The virtual seminar was organized by international media organization project syndicate, The Green Recovery

The pandemic has brutally reminded even the rich world that humanity has not conquered nature. By upending markets, work arrangements, supply chains, and public perceptions of risk, it has permanently changed the world in countless ways.

To focus on what comes next, Project Syndicate is convening a wide range of experts for a series of in-depth discussions on the path to a green recovery, with an emphasis on biodiversity, energy, public investments, and financial and corporate governance.

The panel of discussion included Laurence Tubiana, CEO of the European Climate Foundation; José Antonio González Anaya, former CEO of PEMEX, Mexico’s state-owned petroleum company; and Jules Kortenhorst, CEO of US non-profit sustainability organization the Rocky Mountain Institute. Speakers who participated in The Green Recovery included Gordon Brown and Kevin Rudd, former prime ministers of the UK and Australia respectively.

In a session titled Closing The Circuit, Mr. Al-Kuwari said, “The finance industry needs to be the key driving force – it can make it more expensive to build fossil fuels and more attractive to build anything clean.''

“It’s happening, and it’s happening fast. The trends are all moving towards this; [US investment bank] JP Morgan interviewed 50 global institutions with $13tn of assets for a poll, and 70 percent said COVID would accelerate this. It’s now much easier to make the case for clean energy as technology has caught up, costs have come down, and the willingness is there.''

“At a business roundtable featuring 200 companies recently, a group of CEOs from the likes of Amazon and Chevron publicly recommended introducing carbon pricing [a cost applied to carbon pollution to incentivize the reduction of greenhouse gases] because they said they need it for certainty. It’s become a very different narrative, and a very different situation.”

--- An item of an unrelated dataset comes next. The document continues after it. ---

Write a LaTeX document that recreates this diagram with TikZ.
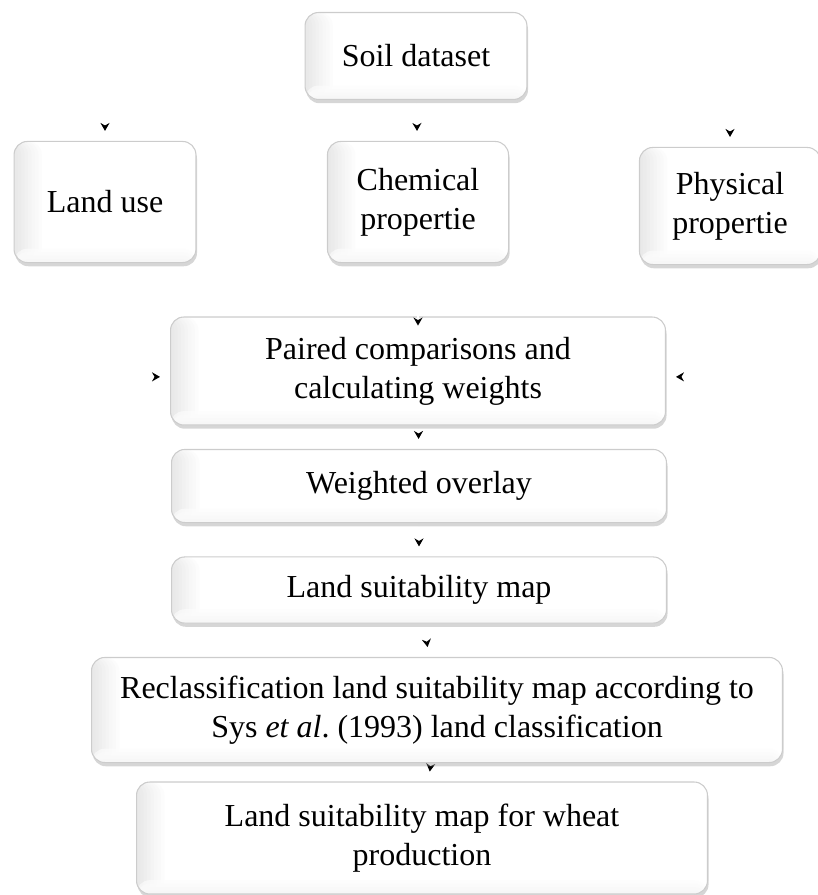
\documentclass[tikz,border=0pt]{standalone}
\usepackage{fontspec}
\setmainfont{Liberation Serif}
\usetikzlibrary{arrows.meta,shadows}

\pgfdeclarelayer{background}
\pgfsetlayers{background,main}

\tikzset{
  bevel/.style={path picture={
      % soft edge on the left and along the bottom
      \foreach \i [evaluate=\i as \g using 2.2*(\i+1)] in {0,...,7}
        \fill[gray!\g] (path picture bounding box.south west) rectangle
          ([xshift=(8-\i)*1.3pt]path picture bounding box.north west);
      \foreach \i [evaluate=\i as \g using 1.6*(\i+1)] in {0,...,3}
        \fill[gray!\g, fill opacity=0.6] (path picture bounding box.south west) rectangle
          ([yshift=(4-\i)*1.3pt]path picture bounding box.south east);
    }},
  stepbox/.style={draw=gray!40, line width=0.4pt, rounded corners=5pt,
    fill=white, bevel, align=center, inner sep=2pt,
    font=\fontsize{12}{14.6}\selectfont,
    drop shadow={shadow xshift=0.4pt, shadow yshift=-1.4pt,
      opacity=0.4, fill=gray!80}},
  flow/.style={draw=white, line width=0.4pt, shorten >=3.75pt,
    -{Stealth[length=3pt, width=3.4pt, black]}}
}

\begin{document}
\begin{tikzpicture}[x=0.375pt, y=-0.375pt, every node/.style={stepbox}]
  \useasboundingbox (0,0) rectangle (818,895);

  \node[minimum width=83.2pt, minimum height=32.6pt] (soil) at (416,56) {Soil dataset};
  \node[minimum width=68.2pt, minimum height=45.4pt] (landuse) at (105,202) {Land use};
  \node[minimum width=67.9pt, minimum height=45.4pt] (chem) at (418,202) {Chemical\\propertie};
  \node[minimum width=67.9pt, minimum height=43.9pt] (phys) at (730,206) {Physical\\propertie};
  \node[minimum width=185.6pt, minimum height=40.5pt] (paired) at (418,371) {Paired comparisons and\\calculating weights};
  \node[minimum width=185.6pt, minimum height=27.4pt] (weighted) at (419,486) {Weighted overlay};
  \node[minimum width=185.6pt, minimum height=24.8pt] (lsm) at (419,590) {Land suitability map};
  \node[minimum width=259.1pt, minimum height=39.4pt] (reclass) at (437,710) {Reclassification land suitability map according to\\Sys \textit{et al}.\ (1993) land classification};
  \node[minimum width=214.1pt, minimum height=42pt] (wheat) at (422,838) {Land suitability map for wheat\\production};

  % only the heads show, the lines stay behind the boxes
  \begin{pgfonlayer}{background}
    \draw[flow] (soil) -| (landuse);
    \draw[flow] (soil) -- (chem);
    \draw[flow] (soil) -| (phys);
    \draw[flow] ([yshift=-2.2pt]landuse.south) |- ([yshift=-2.2pt]paired.west);
    \draw[flow] ([yshift=-2.2pt]phys.south) |- ([yshift=-2.2pt]paired.east);
    \foreach \from/\to in {paired/weighted,weighted/lsm,lsm/reclass,reclass/wheat}
      \draw[flow] (\from) -- (\to);
  \end{pgfonlayer}
  \draw[flow, shorten <=20pt, shorten >=-3.4pt] (chem) -- (paired);

\end{tikzpicture}
\end{document}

He stressed the energy transition could be a tough adjustment for many countries. For exporters who depend on oil and gas for revenue, they will have to adjust to demand” 

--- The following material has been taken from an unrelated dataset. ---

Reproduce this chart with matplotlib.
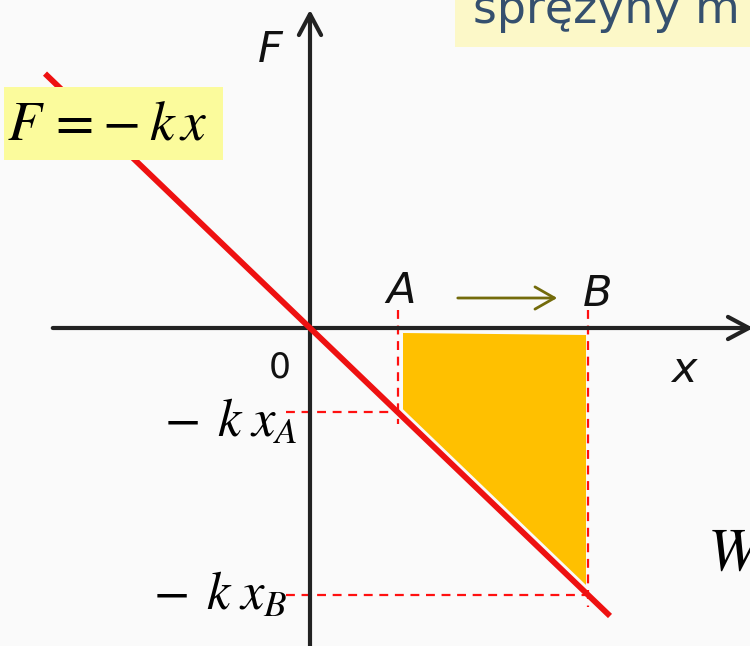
import matplotlib
matplotlib.use("Agg")
from matplotlib import pyplot as plt
from matplotlib.patches import Polygon, Rectangle, FancyArrowPatch

plt.rcParams['mathtext.fontset'] = 'stix'

# spring force F = -k x, work done from x_A to x_B
k = 0.96
x_A = 0.88
x_B = 2.78
line_x = [-2.65, 3.0]
point_labels = ["A", "B"]

fig = plt.figure(figsize=(7.5, 6.46), dpi=100)
fig.patch.set_facecolor("#fafafa")
ax = fig.add_axes([0, 0, 1, 1])
ax.set_xlim(-3.10, 4.40)
ax.set_ylim(-3.18, 3.28)
ax.axis("off")

# shaded area (work)
px = [x_A + 0.05, x_B - 0.02, x_B - 0.02, x_A + 0.05]
pf = [-0.05, -0.07, -k * (x_B - 0.02) + 0.08, -k * (x_A + 0.05) + 0.08]
ax.add_patch(Polygon(list(zip(px, pf)), closed=True, fc="#ffc000", ec="none", zorder=1))

# dashed guides
for xv in [x_A, x_B]:
    fv = -k * xv
    ax.plot([xv, xv], [0.18, fv - 0.12], color="#ff1010", lw=1.6, ls=(0, (4, 3)), zorder=2)
    ax.plot([-0.24, xv], [fv, fv], color="#ff1010", lw=1.6, ls=(0, (4, 3)), zorder=2)

# axes with arrows
ax.add_patch(FancyArrowPatch((-2.6, 0), (4.46, 0), arrowstyle="->,head_length=15,head_width=8",
                             color="#222222", lw=3, zorder=3))
ax.add_patch(FancyArrowPatch((0, -3.3), (0, 3.21), arrowstyle="->,head_length=15,head_width=8",
                             color="#222222", lw=3, zorder=3))

# F = -kx line
ax.plot(line_x, [-k * v for v in line_x], color="#ee1111", lw=4.2, zorder=4, solid_capstyle="butt")

# labels
ax.text(-0.40, 2.78, "F", fontsize=31, style="italic", ha="center", va="center", color="#111111")
ax.text(x_A + 0.03, 0.37, point_labels[0], fontsize=31, style="italic", ha="center", va="center", color="#111111")
ax.text(x_B + 0.10, 0.34, point_labels[1], fontsize=31, style="italic", ha="center", va="center", color="#111111")
ax.text(-0.30, -0.40, "0", fontsize=25, ha="center", va="center", color="#111111")
ax.text(3.74, -0.42, "x", fontsize=31, style="italic", ha="center", va="center", color="#111111")

ax.add_patch(FancyArrowPatch((1.45, 0.30), (2.50, 0.30), arrowstyle="->,head_length=14,head_width=8",
                             color="#736b0b", lw=2, zorder=3))

# formula box
ax.add_patch(Rectangle((-3.06, 1.68), 2.19, 0.73, fc="#fbfb9c", ec="none", zorder=5))
ax.text(-2.03, 2.04, r"$F\,=\!-k\,x$", fontsize=40, ha="center", va="center", zorder=6)

ax.text(-0.13, -1.09, r"$-\;\,k\;x_{A}$", fontsize=38, ha="right", va="baseline", zorder=6)
ax.text(-0.23, -2.82, r"$-\;\,k\;x_{B}$", fontsize=38, ha="right", va="baseline", zorder=6)
ax.text(3.97, -2.42, r"$W$", fontsize=44, ha="left", va="baseline", zorder=6)

# title box at top right
ax.add_patch(Rectangle((1.45, 2.81), 3.1, 0.6, fc="#fcf8c8", ec="none", zorder=5))
ax.text(1.63, 3.05, "sprężyny m", fontsize=33, color="#35506e", ha="left", va="baseline", zorder=6)

fig.savefig("out.png", dpi=100, facecolor=fig.get_facecolor())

“Carbon tax adjustments will eventually come in one form or another, but they could be introduced in a progressive manner which incentivizes, for example, lower carbon intensity sources of oil and gas, and encourages exporters to transition, ''he said.

“People are responding and will be prepared for it, but there is no other way to say it than that there will be a structural financial adjustment, which we are seeing now in the Gulf. It will be challenging for all involved.”

He further mentioned that another challenge is the “political economy”, with national oil and gas companies responsible for the majority of their countries’ revenues and having an obligation to extract, and developing countries now looking to monetize their hydrocarbon reserves. 

He pointed out that '' while a green transformation may lead to “tough decisions like closing coal plants, it may also require decisions that are unpopular from an environmental perspective, such as nuclear power.”

“There is no way we can reach the goals of the Paris Agreement [to mitigate global warming] without energy companies at least playing their part, and they are under pressure from the financial industry, policymakers, and populations around the world to look at their entire emissions.

“That will really change things because it will drive up investment in low carbon technology, and also innovative solutions related to decarbonizing the hard-to-abate sectors. The energy transition is happening, and while it will take a long time, this transition is different from previous ones which tended to happen every 100 years or so,'' he added.

“This is a purposive transition – there is a reason why it is happening. We have a carbon budget gap to meet, we have climate change, and that will put the pressure on and accelerate things a lot. In sectors that are hard to decarbonize, you need to start thinking about research, development, and innovation, leadership, and ensuring you have the right incentives in place to start looking at large-scale hydrogen production, or carbon capture, or even negative emission technologies. In my opinion, that’s where the focus needs to be over the next 10 years,” he concluded.